California Commission on Teacher Credentialing and NON-Fruit Based Computers…

(July/31 update: After a week with no updated status for the new school year, a second visit to the district office was needed to get registered and good to go for the 2012/13 school year)


It’s that time of year again. The new school year starts Aug/15. If I want to work the 2011/12 school year, I need to renew my credential.

My “California Commission on Teacher Credentialing 30-day Substitute Teaching Permit” expires August 1, 2011.

The yearly bribe to renew, which is not tax deductible btw, previously cost me the equivalent of ½ a full day assignment pay rate. The state of California is evidentially broke, so they increased the fee to about 2/3 of one days pay starting this year.

For that fee, I previously received in the mail a credential certificate that I could copy for the local school district(s). The fancy certificate was done away with a few years ago due to budget cuts

“Click here to print your credential permit” saves the state millions on envelope costs, postage and handling I guess. I know the drill so it’s no big deal…except the local school district won’t accept the credential as printed from the California Commission on Teacher Credentialing web site.

While the web site will print a page with all the correct data, including name, document number, expiration dates, etc, it won’t, for some reason, include the official “California Commission on Teacher Credentialing” identification banner on the top of the page.

This banner is prominently displayed on the computer screen, but for some reason it isn’t included on the printed copy.
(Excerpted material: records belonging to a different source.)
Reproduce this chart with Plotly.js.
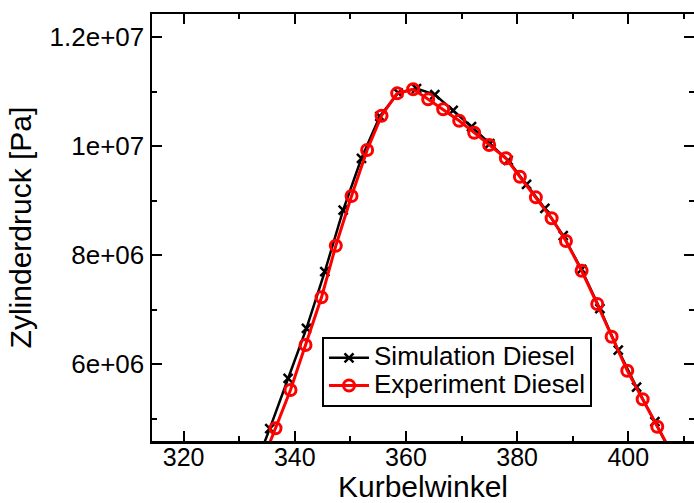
<!DOCTYPE html>
<html>
<head>
<meta charset="utf-8">
<script src="https://cdn.plot.ly/plotly-3.0.1.min.js"></script>
<style>html,body{margin:0;padding:0;background:#fff;}#chart{width:694px;height:503px;}</style>
</head>
<body>
<div id="chart"></div>
<script>
// Simulation Diesel (crank angle, cylinder pressure in Pa)
const simAngle = [332.2, 335.5, 338.8, 342.1, 345.4, 348.7, 352.0, 355.3, 358.6, 361.9, 365.2, 368.5, 371.8, 375.1, 378.4, 381.7, 385.0, 388.3, 391.6, 394.9, 398.2, 401.5, 404.8, 408.1];
const simPressure = [3.95e6, 4.82e6, 5.74e6, 6.66e6, 7.70e6, 8.83e6, 9.78e6, 10.55e6, 10.98e6, 11.06e6, 10.95e6, 10.66e6, 10.36e6, 10.05e6, 9.74e6, 9.30e6, 8.86e6, 8.36e6, 7.74e6, 7.02e6, 6.26e6, 5.58e6, 4.95e6, 4.30e6];

// Experiment Diesel
const expAngle = [333.8, 336.53, 339.23, 341.93, 344.81, 347.38, 350.21, 353.02, 355.61, 358.42, 361.30, 364.00, 366.70, 369.58, 372.28, 374.98, 377.98, 380.50, 383.38, 386.21, 388.79, 391.61, 394.42, 397.01, 399.82, 402.59, 405.22, 407.9];
const expPressure = [4.12e6, 4.826e6, 5.528e6, 6.354e6, 7.229e6, 8.176e6, 9.088e6, 9.932e6, 10.561e6, 10.972e6, 11.046e6, 10.862e6, 10.679e6, 10.470e6, 10.250e6, 10.024e6, 9.780e6, 9.442e6, 9.064e6, 8.679e6, 8.262e6, 7.717e6, 7.106e6, 6.506e6, 5.883e6, 5.358e6, 4.855e6, 4.36e6];

const seriesNames = ['Simulation Diesel', 'Experiment Diesel'];
const xTickVals = [320, 340, 360, 380, 400];
const yTickVals = [6e6, 8e6, 1e7, 1.2e7];
const yTickText = ['6e+06', '8e+06', '1e+07', '1.2e+07'];

const FONT = 'Liberation Sans, Arial, Helvetica, sans-serif';
const legendLabel = s => '<span style="font-size:26px">' + s + '</span>';

const traces = [
  {
    x: simAngle, y: simPressure, name: legendLabel(seriesNames[0]),
    type: 'scatter', mode: 'lines+markers',
    line: {color: '#000000', width: 2.5},
    marker: {symbol: 'x-thin-open', size: 9, line: {color: '#000000', width: 2.5}, color: '#000000'}
  },
  {
    x: expAngle, y: expPressure, name: legendLabel(seriesNames[1]),
    type: 'scatter', mode: 'lines+markers',
    line: {color: '#ff0000', width: 3},
    marker: {symbol: 'circle-open', size: 11, line: {color: '#ff0000', width: 3}, color: '#ff0000'}
  }
];

const axisCommon = {
  showgrid: false, zeroline: false,
  showline: true, linecolor: '#000', linewidth: 2.5, mirror: 'ticks',
  ticks: 'inside', ticklen: 10, tickwidth: 2, tickcolor: '#000'
};

const layout = {
  width: 694, height: 503,
  margin: {l: 152, r: 0, t: 14, b: 62, pad: 0},
  paper_bgcolor: '#fff', plot_bgcolor: '#fff',
  font: {family: FONT, color: '#000'},
  showlegend: true,
  legend: {
    x: 0.3137, y: 0.2436, xanchor: 'left', yanchor: 'top',
    bgcolor: '#fff', bordercolor: '#000', borderwidth: 2,
    font: {family: FONT, size: 19, color: '#000'},
    tracegroupgap: 0, itemwidth: 40
  },
  xaxis: Object.assign({}, axisCommon, {
    range: [314.31, 411.83],
    tickmode: 'array', tickvals: xTickVals,
    tickfont: {family: FONT, size: 25, color: '#000'},
    ticklabelstandoff: -8,
    minor: {dtick: 10, tick0: 310, ticklen: 5, tickwidth: 2, tickcolor: '#000', ticks: 'inside'},
    title: {text: 'Kurbelwinkel', font: {family: FONT, size: 30, color: '#000'}, standoff: 0}
  }),
  yaxis: Object.assign({}, axisCommon, {
    range: [4.593e6, 12.428e6],
    tickmode: 'array', tickvals: yTickVals, ticktext: yTickText,
    tickfont: {family: FONT, size: 26, color: '#000'},
    minor: {dtick: 1e6, tick0: 0, ticklen: 5, tickwidth: 2, tickcolor: '#000', ticks: 'inside'},
    title: {text: 'Zylinderdruck [Pa]', font: {family: FONT, size: 30, color: '#000'}, standoff: 9}
  })
};

Plotly.newPlot('chart', traces, layout, {displayModeBar: false, staticPlot: true});
</script>
</body>
</html>
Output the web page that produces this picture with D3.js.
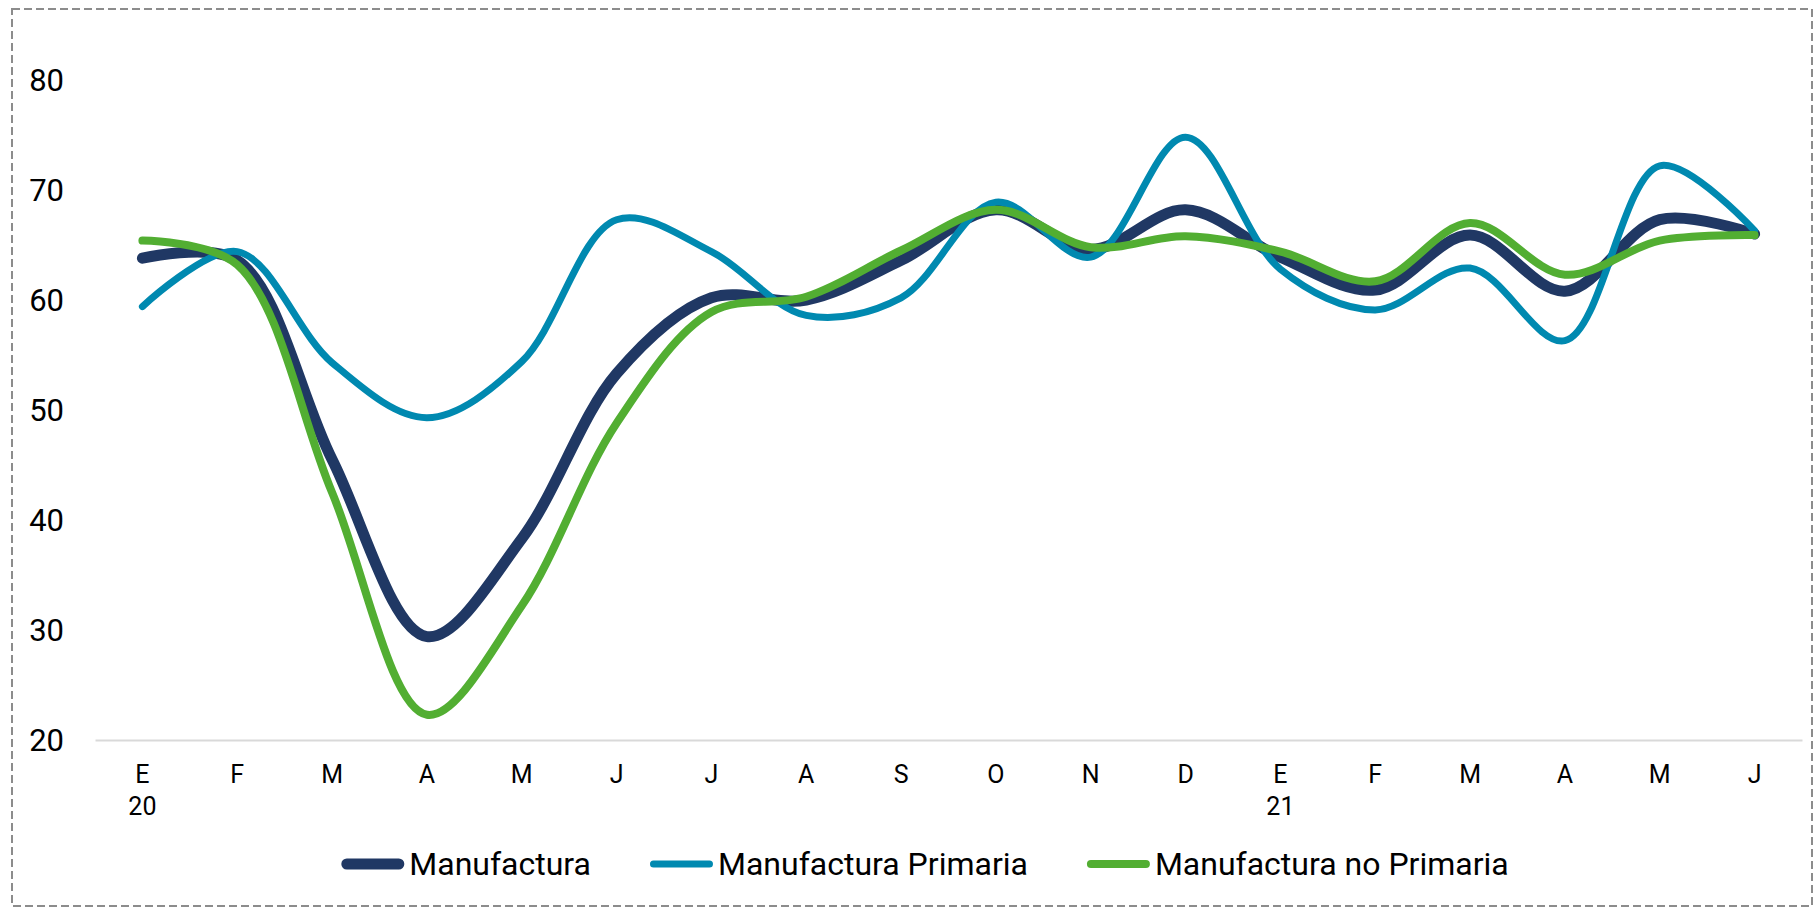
<!DOCTYPE html>
<html>
<head>
<meta charset="utf-8">
<script src="https://cdn.jsdelivr.net/npm/d3@7"></script>
<style>
	body { margin: 0; background: #fff; }
	text { font-family: Roboto, "Noto Sans", sans-serif; fill: #000; }
</style>
</head>
<body>
<svg id="chart" width="1814" height="907"></svg>
<script>
'use strict';

// months Jan 2020 .. Jun 2021
var months = ['E', 'F', 'M', 'A', 'M', 'J', 'J', 'A', 'S', 'O', 'N', 'D', 'E', 'F', 'M', 'A', 'M', 'J'];
var years = ['20', '', '', '', '', '', '', '', '', '', '', '', '21', '', '', '', '', ''];
var yTicks = [20, 30, 40, 50, 60, 70, 80];

var manufactura = [63.8, 63.6, 45.5, 29.4, 38.3, 53.3, 60.2, 60.0, 63.6, 68.2, 64.6, 68.2, 63.9, 60.9, 65.9, 60.8, 67.3, 66.0];
var primaria = [59.4, 64.4, 54.3, 49.3, 54.4, 67.3, 64.4, 58.6, 60.2, 68.9, 63.9, 74.8, 62.8, 59.1, 62.9, 56.3, 72.2, 66.3];
var noPrimaria = [65.4, 63.2, 42.5, 22.3, 32.2, 48.8, 58.9, 60.3, 64.5, 68.2, 64.8, 65.8, 64.4, 61.7, 67.0, 62.3, 65.4, 65.9];

var seriesNames = ['Manufactura', 'Manufactura Primaria', 'Manufactura no Primaria'];
var seriesColors = ['#203864', '#0089b0', '#52ae32'];
var seriesWidths = [11, 7, 8];

var series = [manufactura, primaria, noPrimaria].map(function(values, i) {
	return {name: seriesNames[i], values: values, color: seriesColors[i], width: seriesWidths[i]};
});

var svg = d3.select('#chart');

// dashed frame round the whole chart
svg.append('rect')
	.attr('x', 12).attr('y', 9)
	.attr('width', 1800).attr('height', 897)
	.attr('fill', 'none')
	.attr('stroke', '#8c8c8c')
	.attr('stroke-width', 2)
	.attr('stroke-dasharray', '8,4');

var x = d3.scaleBand()
	.domain(d3.range(months.length))
	.range([95, 1802]);

var y = d3.scaleLinear()
	.domain([20, 80])
	.range([740, 80]);

// y labels, no axis line
svg.append('g')
	.selectAll('text')
	.data(yTicks)
	.enter().append('text')
		.attr('x', 64)
		.attr('y', function(d) { return y(d); })
		.attr('dy', '0.355em')
		.attr('text-anchor', 'end')
		.style('font-size', '31px')
		.text(function(d) { return d; });

// x axis: a light line and two rows of labels
var xAxis = svg.append('g')
	.attr('transform', 'translate(0,' + y(20) + ')')
	.call(d3.axisBottom(x).tickSize(0).tickFormat(function(i) { return months[i]; }));

xAxis.select('.domain')
	.attr('stroke', '#d9d9d9')
	.attr('stroke-width', 2);

xAxis.selectAll('.tick text')
	.attr('y', 43)
	.attr('dy', 0)
	.attr('fill', '#000')
	.style('font-family', 'Roboto, "Noto Sans", sans-serif')
	.style('font-size', '25px');

xAxis.selectAll('.tick')
	.append('text')
		.attr('y', 75)
		.attr('fill', '#000')
		.attr('text-anchor', 'middle')
		.style('font-size', '25px')
		.text(function(i) { return years[i]; });

// centripetal catmull-rom is closer to the spreadsheet smoothing
var line = d3.line()
	.x(function(d, i) { return x(i) + x.bandwidth() / 2; })
	.y(function(d) { return y(d); })
	.curve(d3.curveCatmullRom.alpha(0.5));

svg.append('g')
	.selectAll('path')
	.data(series)
	.enter().append('path')
		.attr('fill', 'none')
		.attr('stroke', function(d) { return d.color; })
		.attr('stroke-width', function(d) { return d.width; })
		.attr('stroke-linecap', 'round')
		.attr('stroke-linejoin', 'round')
		.attr('d', function(d) { return line(d.values); });

// legend, laid out from measured text widths and centred
var legend = svg.append('g');
var cursor = 0;
series.forEach(function(s, i) {
	var item = legend.append('g').attr('transform', 'translate(' + cursor + ',0)');
	item.append('line')
		.attr('x1', s.width / 2).attr('x2', 63 - s.width / 2)
		.attr('y1', 0).attr('y2', 0)
		.attr('stroke', s.color)
		.attr('stroke-width', s.width)
		.attr('stroke-linecap', 'round');
	var t = item.append('text')
		.attr('x', 68)
		.attr('y', 11)
		.style('font-size', '32px')
		.text(s.name);
	cursor += 68 + t.node().getComputedTextLength() + 59;
});
cursor -= 59;
legend.attr('transform', 'translate(' + (925 - cursor / 2) + ',864)');
</script>
</body>
</html>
Maybe some fruit based computer does print this page correctly, but the only way to get almost the same result on a Microsoft computer is to use the screen capture key “Prt Scr”, and then “paste” the result onto a blank photo editor program page like MS/Paint. You then need to crop all "not credential" looking stuff off and print just the credential image.

Of course that clips off all original web site identifiers and time stamp info that district claims they need to make it official.

I would hope that the California Commission on Teacher Credentialing might use some of the increased fees they charge to  hire a professional web page developer to redesign and TEST this “print credential” feature using a few more of the popularly used computers…not just the fruity ones.


2 comments:

Patti said...

Does your school district still require it on paper? In my state, licenses went to PDFs a few years ago. While new subs and teachers still turn stuff in on paper, I want to say that last year I simply e-mailed the sub coordinator my sub certificate file and it was no big deal. She may have printed it out, but she also has access to the state licensing system if she really needs all the gory details.

KauaiMark said...

Yep! You'd think being in the middle of Silicon Valley "paper" would be obsolete.

They have access to all the credentials online but as described, the computer records aren't very user friendly.

As a result the school district prefers to go "old school" with paper and three-ring binders until Calif can get it's act together.